* **Task instructions**
Print word for word the first line of the listing below and every line after it, through the line with "const yAxisTitle = 'Показатель". Leave out the pictures and the rest.
>> Start
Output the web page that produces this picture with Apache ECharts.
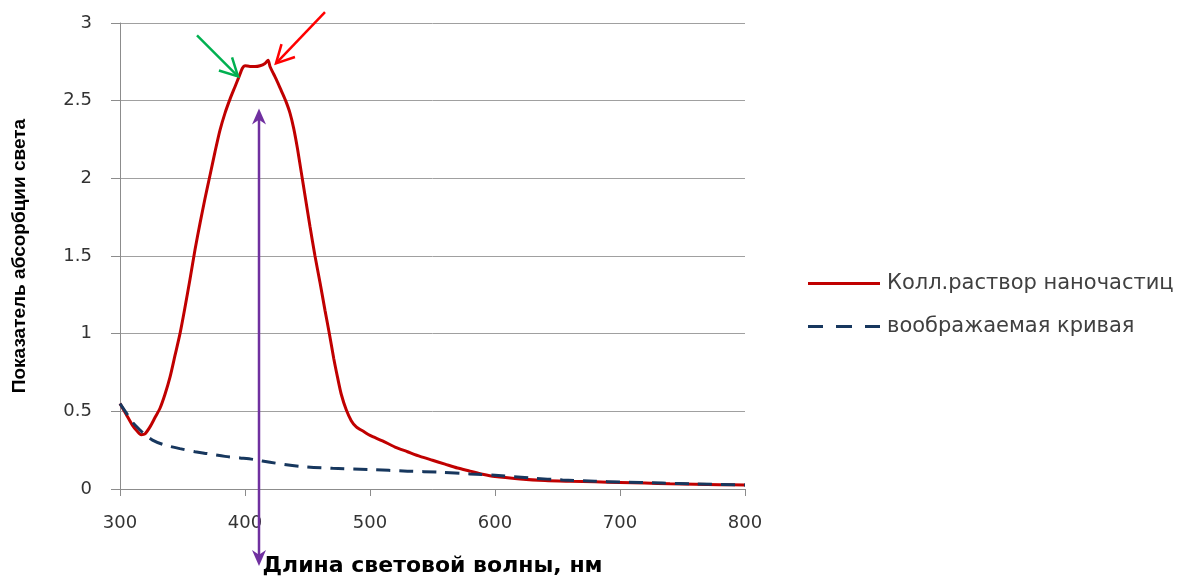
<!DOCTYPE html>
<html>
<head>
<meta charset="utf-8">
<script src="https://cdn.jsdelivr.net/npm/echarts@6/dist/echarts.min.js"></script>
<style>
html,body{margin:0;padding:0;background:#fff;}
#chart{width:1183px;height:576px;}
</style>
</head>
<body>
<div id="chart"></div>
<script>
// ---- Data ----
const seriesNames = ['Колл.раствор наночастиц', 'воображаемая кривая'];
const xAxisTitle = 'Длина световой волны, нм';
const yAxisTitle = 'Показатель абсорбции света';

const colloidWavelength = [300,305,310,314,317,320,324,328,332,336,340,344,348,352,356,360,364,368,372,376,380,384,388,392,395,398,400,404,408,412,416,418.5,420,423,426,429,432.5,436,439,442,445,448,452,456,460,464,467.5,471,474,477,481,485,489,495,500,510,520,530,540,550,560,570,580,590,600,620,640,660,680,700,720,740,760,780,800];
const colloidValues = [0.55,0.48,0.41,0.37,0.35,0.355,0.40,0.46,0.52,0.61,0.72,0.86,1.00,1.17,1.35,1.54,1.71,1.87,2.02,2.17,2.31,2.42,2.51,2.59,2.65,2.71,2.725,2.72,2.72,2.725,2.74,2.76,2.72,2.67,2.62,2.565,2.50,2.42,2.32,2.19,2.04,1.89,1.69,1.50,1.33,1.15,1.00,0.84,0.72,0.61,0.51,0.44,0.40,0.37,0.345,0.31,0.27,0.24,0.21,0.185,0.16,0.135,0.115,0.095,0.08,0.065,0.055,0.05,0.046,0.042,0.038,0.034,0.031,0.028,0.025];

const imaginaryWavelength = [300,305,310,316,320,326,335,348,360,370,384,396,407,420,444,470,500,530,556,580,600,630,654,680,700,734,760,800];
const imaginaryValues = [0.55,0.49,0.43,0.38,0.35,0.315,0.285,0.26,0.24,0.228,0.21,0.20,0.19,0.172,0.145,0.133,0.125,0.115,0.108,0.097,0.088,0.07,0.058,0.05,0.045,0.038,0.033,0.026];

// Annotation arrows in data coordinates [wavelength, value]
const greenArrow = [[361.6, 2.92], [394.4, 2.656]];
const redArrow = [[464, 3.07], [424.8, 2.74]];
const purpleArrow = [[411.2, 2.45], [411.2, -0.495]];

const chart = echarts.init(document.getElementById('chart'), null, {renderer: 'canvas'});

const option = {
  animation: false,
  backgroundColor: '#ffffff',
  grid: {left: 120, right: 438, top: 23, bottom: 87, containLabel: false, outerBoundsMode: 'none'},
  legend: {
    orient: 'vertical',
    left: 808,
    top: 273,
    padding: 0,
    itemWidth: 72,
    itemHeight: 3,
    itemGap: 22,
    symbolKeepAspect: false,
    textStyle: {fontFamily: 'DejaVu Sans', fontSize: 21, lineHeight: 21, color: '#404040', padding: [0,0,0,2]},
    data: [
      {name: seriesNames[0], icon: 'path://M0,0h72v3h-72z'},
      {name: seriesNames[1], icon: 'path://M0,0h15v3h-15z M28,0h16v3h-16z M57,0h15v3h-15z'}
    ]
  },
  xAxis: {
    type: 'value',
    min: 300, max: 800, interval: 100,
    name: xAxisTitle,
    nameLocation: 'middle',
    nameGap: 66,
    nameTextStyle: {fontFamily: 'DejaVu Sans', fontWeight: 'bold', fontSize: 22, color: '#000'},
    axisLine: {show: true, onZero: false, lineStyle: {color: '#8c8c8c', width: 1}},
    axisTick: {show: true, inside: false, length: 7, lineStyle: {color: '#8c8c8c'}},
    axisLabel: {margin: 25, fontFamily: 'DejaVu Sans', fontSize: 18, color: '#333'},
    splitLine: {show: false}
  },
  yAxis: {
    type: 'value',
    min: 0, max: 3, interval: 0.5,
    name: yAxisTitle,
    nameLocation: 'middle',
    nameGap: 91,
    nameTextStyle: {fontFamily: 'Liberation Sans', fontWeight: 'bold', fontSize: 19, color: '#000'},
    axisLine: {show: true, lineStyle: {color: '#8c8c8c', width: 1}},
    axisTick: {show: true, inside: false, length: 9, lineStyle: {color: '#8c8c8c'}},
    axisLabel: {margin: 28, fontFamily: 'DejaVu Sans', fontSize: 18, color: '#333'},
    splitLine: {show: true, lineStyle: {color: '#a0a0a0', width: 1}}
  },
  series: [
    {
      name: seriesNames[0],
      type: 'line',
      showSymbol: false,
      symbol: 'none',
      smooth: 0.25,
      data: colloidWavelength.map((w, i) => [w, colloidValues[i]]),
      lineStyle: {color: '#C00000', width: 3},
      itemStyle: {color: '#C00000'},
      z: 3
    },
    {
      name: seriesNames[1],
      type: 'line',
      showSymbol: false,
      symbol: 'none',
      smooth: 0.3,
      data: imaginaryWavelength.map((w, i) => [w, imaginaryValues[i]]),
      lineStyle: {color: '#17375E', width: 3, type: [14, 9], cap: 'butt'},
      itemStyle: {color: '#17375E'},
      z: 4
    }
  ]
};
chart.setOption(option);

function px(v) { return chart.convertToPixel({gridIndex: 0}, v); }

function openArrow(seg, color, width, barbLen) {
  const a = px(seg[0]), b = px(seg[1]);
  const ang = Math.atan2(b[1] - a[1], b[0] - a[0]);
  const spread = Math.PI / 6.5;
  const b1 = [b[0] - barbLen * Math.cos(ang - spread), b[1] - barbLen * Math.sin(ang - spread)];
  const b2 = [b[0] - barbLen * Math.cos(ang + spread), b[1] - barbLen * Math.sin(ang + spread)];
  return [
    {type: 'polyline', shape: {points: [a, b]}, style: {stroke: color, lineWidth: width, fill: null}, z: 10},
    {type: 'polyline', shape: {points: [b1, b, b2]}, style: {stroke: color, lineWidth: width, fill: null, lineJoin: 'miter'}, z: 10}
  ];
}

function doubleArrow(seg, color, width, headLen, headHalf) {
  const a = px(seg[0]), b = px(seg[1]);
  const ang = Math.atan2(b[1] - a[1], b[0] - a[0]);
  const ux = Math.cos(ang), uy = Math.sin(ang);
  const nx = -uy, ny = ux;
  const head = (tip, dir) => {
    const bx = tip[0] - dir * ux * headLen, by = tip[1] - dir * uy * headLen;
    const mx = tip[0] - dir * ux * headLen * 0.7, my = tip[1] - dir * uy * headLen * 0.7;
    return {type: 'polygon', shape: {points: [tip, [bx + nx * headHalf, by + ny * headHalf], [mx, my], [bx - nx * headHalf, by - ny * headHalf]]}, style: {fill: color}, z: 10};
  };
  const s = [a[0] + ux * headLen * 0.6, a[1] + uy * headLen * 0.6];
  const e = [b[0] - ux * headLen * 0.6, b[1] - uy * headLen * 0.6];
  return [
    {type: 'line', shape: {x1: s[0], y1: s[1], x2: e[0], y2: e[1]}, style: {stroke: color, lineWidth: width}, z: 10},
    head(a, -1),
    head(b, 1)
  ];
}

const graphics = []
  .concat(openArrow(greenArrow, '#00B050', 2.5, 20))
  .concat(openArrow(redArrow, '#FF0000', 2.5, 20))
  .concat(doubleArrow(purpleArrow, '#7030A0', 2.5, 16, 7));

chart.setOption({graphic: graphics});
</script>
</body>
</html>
>> End
* **The completed task**
Output the web page that produces this picture with Apache ECharts.
<!DOCTYPE html>
<html>
<head>
<meta charset="utf-8">
<script src="https://cdn.jsdelivr.net/npm/echarts@6/dist/echarts.min.js"></script>
<style>
html,body{margin:0;padding:0;background:#fff;}
#chart{width:1183px;height:576px;}
</style>
</head>
<body>
<div id="chart"></div>
<script>
// ---- Data ----
const seriesNames = ['Колл.раствор наночастиц', 'воображаемая кривая'];
const xAxisTitle = 'Длина световой волны, нм';
const yAxisTitle = 'Показатель абсорбции света';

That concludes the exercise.